Imprese sociali, ecco i criteri per calcolare i ricavi

Pubblicato il decreto ministeriale che stabilisce come misurare correttamente il “peso” delle attività di interesse generale rispetto a quelle complessive e mantenere il rapporto minimo del 70 per cento. Escluse le cooperative sociali e i loro consorzi

Si aggiunge un nuovo tassello al completamento della riforma del Terzo settore. Per le imprese sociali, infatti, sono finalmente definiti i criteri per il computo dei ricavi derivanti dalle attività d’impresa di interesse generale con la pubblicazione di uno dei 12 atti previsti dal decreto legislativo 112 del 2017. Si tratta del decreto emanato dal Ministero dello Sviluppo Economico del 22 giugno 2021 e pubblicato in Gazzetta ufficiale il 25 agosto 2021. Rimangono escluse dalle indicazioni previste dal provvedimento le cooperative sociali e i loro consorzi, che continuano a fare riferimento alla legge 381 del 1991.

Il provvedimento si riferisce ai criteri da adottare per stabilire il rapporto di minimo il 70 per cento tra i ricavi derivanti dall’attività di impresa relativa alle attività di interesse generale e quelli complessivi dell’impresa sociale.

Le prescrizioni entreranno in vigore a partire dal 1° gennaio dell’esercizio finanziario successivo a quello in corso alla data della pubblicazione in Gazzetta Ufficiale.

Come stabilire le attività di interesse generale: i criteri del computo

Per calcolare la percentuale del 70 per cento si considerano al numeratore del rapporto esclusivamente i ricavi direttamente generati dal complesso delle attività d’impresa di interesse generale per ciascun esercizio.

Si escludono da questo computo (sia al numeratore che al denominatore) i ricavi relativi a:

  • proventi da rendite finanziarie e immobiliari;
  • plusvalenze di tipo finanziario o patrimoniale;
  • sopravvenienze attive;
  • contratti o convenzioni con società o enti controllati dall’impresa sociale o controllanti la medesima.

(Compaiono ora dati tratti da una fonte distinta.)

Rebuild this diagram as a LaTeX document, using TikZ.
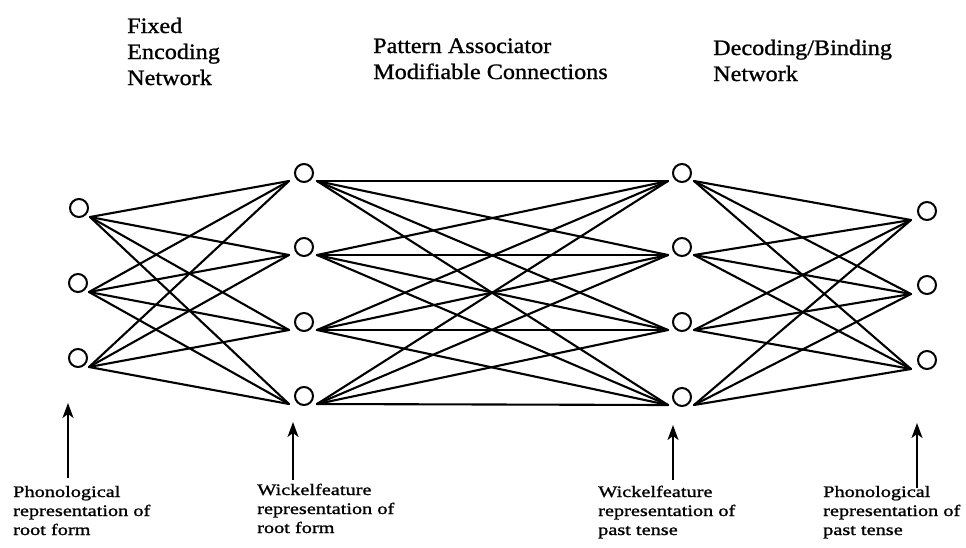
\documentclass[tikz,border=0pt]{standalone}
\usepackage{fontspec}
\setmainfont{Liberation Serif}
\newfontfamily\headfont[FakeStretch=1.1,FakeBold=1]{Liberation Serif}
\newfontfamily\labfont[FakeStretch=1.27,FakeBold=1.2]{Liberation Serif}
\usetikzlibrary{arrows.meta}
\begin{document}
\begin{tikzpicture}[x=1pt,y=-1pt,
  unit/.style={circle,draw,fill=white,line width=2pt,minimum size=18pt,inner sep=0pt},
  link/.style={line width=2.1pt,line cap=round},
  uparrow/.style={line width=1.8pt,-{Stealth[length=15pt,width=11pt,inset=4pt]}},
  head/.style={anchor=base west,inner sep=0pt,font=\headfont\fontsize{22}{26}\selectfont},
  lab/.style={anchor=base west,inner sep=0pt,font=\labfont\fontsize{16}{19}\selectfont}]
\useasboundingbox (0,0) rectangle (966,547);

% units
\node[unit] (a1) at (79,208) {};
\node[unit] (a2) at (78,283) {};
\node[unit] (a3) at (78,358) {};
\node[unit] (b1) at (304,173) {};
\node[unit] (b2) at (304,247) {};
\node[unit] (b3) at (304,322) {};
\node[unit] (b4) at (304,396) {};
\node[unit] (c1) at (682,173) {};
\node[unit] (c2) at (682,247) {};
\node[unit] (c3) at (682,322) {};
\node[unit] (c4) at (682,397) {};
\node[unit] (d1) at (927,211) {};
\node[unit] (d2) at (927,285) {};
\node[unit] (d3) at (927,360) {};

% attachment points
\foreach \i in {1,2,3}{
  \coordinate (aR\i) at ([shift={(11,9)}]a\i.center);
  \coordinate (dL\i) at ([shift={(-16,9)}]d\i.center);
}
\foreach \i in {1,2,3,4}{
  \coordinate (bL\i) at ([shift={(-15,8)}]b\i.center);
  \coordinate (bR\i) at ([shift={(13,8)}]b\i.center);
  \coordinate (cL\i) at ([shift={(-14,8)}]c\i.center);
  \coordinate (cR\i) at ([shift={(12,8)}]c\i.center);
}

% connections
\foreach \i in {1,2,3}{\foreach \j in {1,2,3,4}{
  \draw[link] (aR\i) -- (bL\j);
  \draw[link] (cR\j) -- (dL\i);
}}
\foreach \i in {1,2,3,4}{\foreach \j in {1,2,3,4}{
  \draw[link] (bR\i) -- (cL\j);
}}

% headings
\node[head] (h1) at (127,33) {\begin{tabular}[t]{@{}l@{}}Fixed\\Encoding\\Network\end{tabular}};
\node[head] (h2) at (373,53) {\begin{tabular}[t]{@{}l@{}}Pattern Associator\\Modifiable Connections\end{tabular}};
\node[head] (h3) at (713,55) {\begin{tabular}[t]{@{}l@{}}Decoding/Binding\\Network\end{tabular}};

% bottom labels
\node[lab] (l1) at (13,497) {\begin{tabular}[t]{@{}l@{}}Phonological\\representation of\\root form\end{tabular}};
\node[lab] (l2) at (257,495) {\begin{tabular}[t]{@{}l@{}}Wickelfeature\\representation of\\root form\end{tabular}};
\node[lab] (l3) at (598,497) {\begin{tabular}[t]{@{}l@{}}Wickelfeature\\representation of\\past tense\end{tabular}};
\node[lab] (l4) at (823,497) {\begin{tabular}[t]{@{}l@{}}Phonological\\representation of\\past tense\end{tabular}};

% arrows
\coordinate (p1) at (68,478);  \coordinate (q1) at (68,403);
\coordinate (p2) at (293,480); \coordinate (q2) at (293,422);
\coordinate (p3) at (673,480); \coordinate (q3) at (673,425);
\coordinate (p4) at (917,488); \coordinate (q4) at (917,423);
\foreach \k in {1,2,3,4}{\draw[uparrow] (p\k) -- (q\k);}
\end{tikzpicture}
\end{document}
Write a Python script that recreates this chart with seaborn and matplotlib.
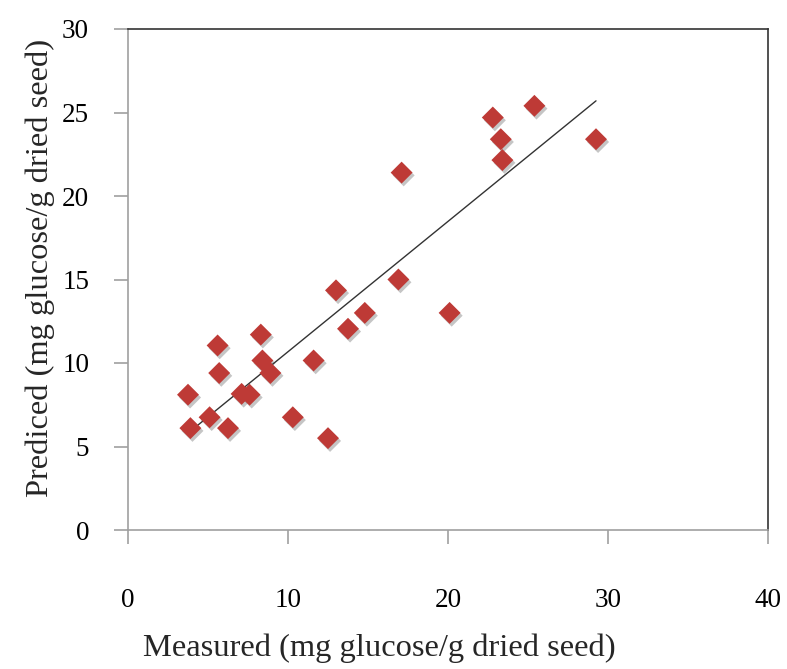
import numpy as np
import pandas as pd
import matplotlib
matplotlib.use("Agg")
import matplotlib.pyplot as plt
import matplotlib.patheffects as pe
import seaborn as sns

# Data
measured = [3.75, 3.9, 5.1, 5.6, 5.7, 6.25, 7.1, 7.6, 8.3, 8.4, 8.9, 10.3, 11.6,
            12.5, 13.0, 13.75, 14.8, 16.9, 17.1, 20.1, 22.8, 23.3, 23.4, 25.4, 29.25]
predicted = [8.1, 6.1, 6.75, 11.05, 9.4, 6.1, 8.15, 8.1, 11.7, 10.15, 9.4, 6.75, 10.15,
             5.5, 14.35, 12.05, 13.0, 15.0, 21.4, 13.0, 24.7, 23.4, 22.15, 25.4, 23.4]
x_ticks = [0, 10, 20, 30, 40]
y_ticks = [0, 5, 10, 15, 20, 25, 30]
x_label = "Measured (mg glucose/g dried seed)"
y_label = "Prediced (mg glucose/g dried seed)"

df = pd.DataFrame({"measured": measured, "predicted": predicted})

sns.set_theme(style="white")
plt.rcParams["font.family"] = ["Liberation Serif", "DejaVu Serif"]

fig = plt.figure(figsize=(7.87, 6.69), dpi=100)
ax = fig.add_axes([128 / 787, 1 - 530 / 669, 640 / 787, 501 / 669])

sns.regplot(data=df, x="measured", y="predicted", scatter=False, ci=None,
            color="#333333", line_kws={"linewidth": 1.0}, ax=ax)
sns.scatterplot(data=df, x="measured", y="predicted", marker="D", s=125,
                color="#BE3A36", edgecolor="none", linewidth=0, ax=ax, zorder=3)
for coll in ax.collections:
    coll.set_path_effects([pe.SimplePatchShadow(offset=(1.5, -2), alpha=0.3,
                                                shadow_rgbFace=(0.25, 0.25, 0.25)),
                           pe.Normal()])

ax.set_xlim(0, 40)
ax.set_ylim(0, 30)
ax.set_xticks(x_ticks)
ax.set_yticks(y_ticks)
ax.tick_params(axis="both", which="both", direction="out", length=10, width=1.2,
               color="#A0A0A0", labelsize=19.5, labelcolor="black")
ax.tick_params(axis="x", pad=32, bottom=True)
ax.tick_params(axis="y", pad=18, left=True)

for side in ["left", "bottom"]:
    ax.spines[side].set_color("#A0A0A0")
    ax.spines[side].set_linewidth(1.2)
for side in ["top", "right"]:
    ax.spines[side].set_color("#333333")
    ax.spines[side].set_linewidth(1.2)
    ax.spines[side].set_visible(True)

ax.set_xlabel(x_label, fontsize=23.4, va="center")
ax.set_ylabel(y_label, fontsize=23.4, va="center")
ax.xaxis.set_label_coords(0.392, -0.2355)
ax.yaxis.set_label_coords(-0.1375, 0.523)
ax.grid(False)

fig.savefig("out.png", dpi=100, facecolor="white")
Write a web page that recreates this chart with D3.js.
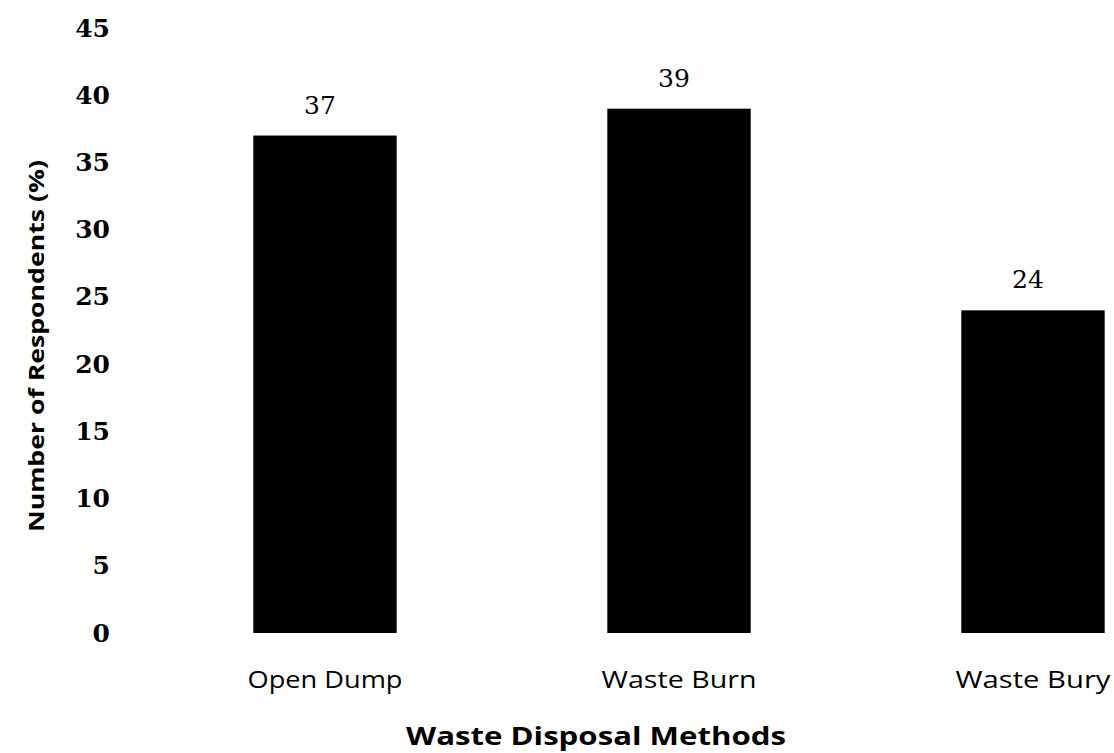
<!DOCTYPE html>
<html>
<head>
<meta charset="utf-8">
<script src="https://cdn.jsdelivr.net/npm/d3@7"></script>
<style>
  body { margin: 0; background: #fff; }
  #chart { width: 1114px; height: 753px; }
</style>
</head>
<body>
<div id="chart"></div>
<script>
const methods = ["Open Dump", "Waste Burn", "Waste Bury"];
const respondents = [37, 39, 24];
const yTicks = [0, 5, 10, 15, 20, 25, 30, 35, 40, 45];

const w = 1114, h = 753;
const svg = d3.select("#chart")
  .append("svg")
  .attr("width", w)
  .attr("height", h);

// band centres land near 325 / 675 / 1032, bars ~143px wide
const xScale = d3.scaleBand()
  .domain(methods)
  .range([148, 1210])
  .paddingInner(0.595)
  .paddingOuter(0.2975);

const yScale = d3.scaleLinear()
  .domain([0, 45])
  .range([633, 28]);

// y axis: labels only, no line or ticks
const yAxis = svg.append("g")
  .attr("transform", `translate(${110}, 0)`)
  .call(d3.axisLeft(yScale).tickValues(yTicks).tickSize(0).tickPadding(0));
yAxis.select(".domain").remove();
yAxis.selectAll("text")
  .attr("font-family", "DejaVu Serif")
  .attr("font-weight", "bold")
  .attr("font-size", 25)
  .attr("fill", "#000");

// x axis labels
const xAxis = svg.append("g")
  .attr("transform", `translate(0, ${671})`)
  .call(d3.axisBottom(xScale).tickSize(0).tickPadding(0));
xAxis.select(".domain").remove();
xAxis.selectAll("text")
  .attr("font-family", "Open Sans")
  .attr("font-size", 24)
  .attr("fill", "#000")
  .attr("textLength", 155)
  .attr("lengthAdjust", "spacingAndGlyphs");

// bars
svg.selectAll(".bar")
  .data(methods)
  .join("rect")
  .attr("class", "bar")
  .attr("x", d => xScale(d))
  .attr("width", xScale.bandwidth())
  .attr("y", (d, i) => yScale(respondents[i]))
  .attr("height", (d, i) => yScale(0) - yScale(respondents[i]))
  .attr("fill", "#000");

// value labels
svg.selectAll(".val")
  .data(methods)
  .join("text")
  .attr("class", "val")
  .attr("x", d => xScale(d) + xScale.bandwidth() / 2 - 5)
  .attr("y", (d, i) => yScale(respondents[i]) - 22)
  .attr("text-anchor", "middle")
  .attr("font-family", "DejaVu Serif")
  .attr("font-size", 25)
  .attr("fill", "#000")
  .text((d, i) => respondents[i]);

// axis titles
svg.append("text")
  .attr("x", 596)
  .attr("y", 745)
  .attr("text-anchor", "middle")
  .attr("font-family", "Open Sans")
  .attr("font-weight", "bold")
  .attr("font-size", 25)
  .attr("textLength", 380)
  .attr("lengthAdjust", "spacingAndGlyphs")
  .text("Waste Disposal Methods");

svg.append("text")
  .attr("transform", `translate(${44}, ${346}) rotate(-90)`)
  .attr("text-anchor", "middle")
  .attr("font-family", "Open Sans")
  .attr("font-weight", "bold")
  .attr("font-size", 22)
  .attr("textLength", 372)
  .attr("lengthAdjust", "spacingAndGlyphs")
  .text("Number of Respondents (%)");
</script>
</body>
</html>
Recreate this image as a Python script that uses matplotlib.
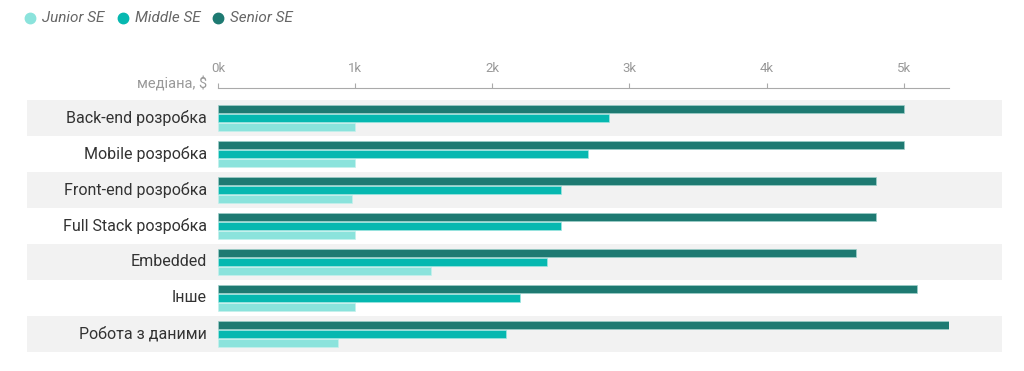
import matplotlib.pyplot as plt

plt.rcParams['font.family'] = ['Roboto', 'DejaVu Sans']

categories = ["Back-end розробка", "Mobile розробка", "Front-end розробка",
              "Full Stack розробка", "Embedded", "Інше", "Робота з даними"]
senior = [5000, 5000, 4800, 4800, 4650, 5100, 5330]
middle = [2850, 2700, 2500, 2500, 2400, 2200, 2100]
junior = [1000, 1000, 980, 1000, 1550, 1000, 875]
series_names = ["Junior SE", "Middle SE", "Senior SE"]
ticks = [0, 1000, 2000, 3000, 4000, 5000]
tick_labels = ["0k", "1k", "2k", "3k", "4k", "5k"]

c_junior = "#8be3dc"
c_middle = "#06b8b0"
c_senior = "#1e7a72"

W, H = 1024, 371
fig = plt.figure(figsize=(W / 100, H / 100), dpi=100)
ax = fig.add_axes([218 / W, (H - 352) / H, 731 / W, 252 / H])

xmax = max(senior + middle + junior)
ax.set_xlim(0, xmax)
ax.set_ylim(len(categories) - 0.5, -0.5)

# row bands
for i in range(len(categories)):
    if i % 2 == 0:
        p = ax.axhspan(i - 0.5, i + 0.5, xmin=(27 - 218) / 731, xmax=(1002 - 218) / 731,
                       color="#f2f2f2", zorder=0, lw=0)
        p.set_clip_on(False)

h = 0.24
for i in range(len(categories)):
    ax.barh(i - 0.25, senior[i], height=h, color=c_senior, edgecolor="#9fcfca", lw=0.5, zorder=2)
    ax.barh(i, middle[i], height=h, color=c_middle, edgecolor="#9fe6e1", lw=0.5, zorder=2)
    ax.barh(i + 0.25, junior[i], height=h, color=c_junior, edgecolor="#c5f0ec", lw=0.5, zorder=2)

ax.set_yticks(range(len(categories)))
ax.set_yticklabels(categories, fontsize=11.5, color="#333333", va="center")
ax.tick_params(axis="y", length=0, pad=8)

for s in ["left", "right", "bottom"]:
    ax.spines[s].set_visible(False)
ax.spines["top"].set_position(("outward", 8.5))
ax.spines["top"].set_bounds(0, xmax)
ax.spines["top"].set_color("#aaaaaa")
ax.xaxis.tick_top()
ax.set_xticks(ticks)
ax.set_xticklabels(tick_labels, fontsize=9.5, color="#999999")
ax.tick_params(axis="x", length=3.5, color="#aaaaaa", pad=6, direction="out")

fig.text(207 / W, 1 - 84 / H, "медіана, $", ha="right", va="center", fontsize=10.5, color="#999999")

# legend drawn by hand, top left
leg_x = [30, 123, 218]
for name, c, x in zip(series_names, (c_junior, c_middle, c_senior), leg_x):
    fig.lines.append(plt.Line2D([x / W], [1 - 18 / H], marker="o", markersize=7.5, color=c,
                                ls="", transform=fig.transFigure))
    fig.text((x + 12) / W, 1 - 18 / H, name, ha="left", va="center", fontsize=11,
             style="italic", color="#666666")

fig.savefig("out.png", dpi=100)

Potrebbe, però, non essere così semplice identificare quali siano i ricavi chiaramente attribuibili alle attività d’impresa di interesse generale rispetto a quelli relativi alle attività diverse. In questo caso, il Ministero stabilisce di “attribuire gli importi in base alla media annua del numero di lavoratori impiegati in ciascuna delle due categorie di attività, calcolati per teste”.

Cosa succede nel caso in cui non venga rispettato la soglia del 70 per cento?

È l’organo di amministrazione della stessa impresa sociale a documentare il carattere principale dell’attività d’impresa di interesse generale nel bilancio sociale. Nel caso in cui non venga raggiunta la percentuale minima del 70 per cento, l’impresa sociale dopo 30 giorni dalla data di approvazione del bilancio invia un’apposita segnalazione al Ministero del Lavoro e delle politiche sociali.

Se l’impresa sociale aderisce ad enti associativi riconosciuti con almeno mille imprese sociali iscritte nel registro delle imprese di almeno cinque diverse regioni o province autonome o ad associazioni nazionali di rappresentanza, assistenza, tutela e revisione del movimento cooperativo, la comunicazione sarà inviata anche a queste organizzazioni. Per svolgere attività ispettiva nei confronti delle imprese sociali, inoltre, il Ministero del Lavoro e delle politiche sociali può usufruire proprio delle associazioni di rete e di quelle di rappresentanza del mondo cooperativo appena citate.

Lo stesso meccanismo di comunicazione viene applicato anche alle imprese sociali costituite in forma di cooperativa (diverse dalle cooperative sociali e loro consorzi). Nel caso in cui abbiano sede nelle regioni a statuto speciale e nelle Province autonome di Trento e Bolzano, la segnalazione deve essere inoltrata ai relativi uffici territorialmente competenti.

Se non viene raggiunta la soglia minima del 70 per cento, l’impresa sociale deve rispettare, nell’esercizio successivo, un rapporto tra i ricavi delle attività d’impresa di interesse generale e quelli complessivi superiori al 70 per cento, incrementato della misura almeno pari alla percentuale non raggiunta nell’esercizio precedente.

Nel caso in cui l’impresa sociale che non sia costituita in forma di cooperativa non rispetti le indicazioni previste dal decreto e non compensi l’anno precedente con una percentuale superiore al 70 per cento nella misura dovuta, perde la qualifica di impresa sociale ed è costretta alla devoluzione del patrimonio residuo.

Per quanto riguarda, invece, le imprese sociali costituite in forma cooperativa (diverse dalle cooperative sociali e loro consorzi), la perdita della qualifica di impresa sociale non comporta l’obbligo di devoluzione del patrimonio, proprio in virtù dell’assoggettamento al regime proprio delle società cooperative.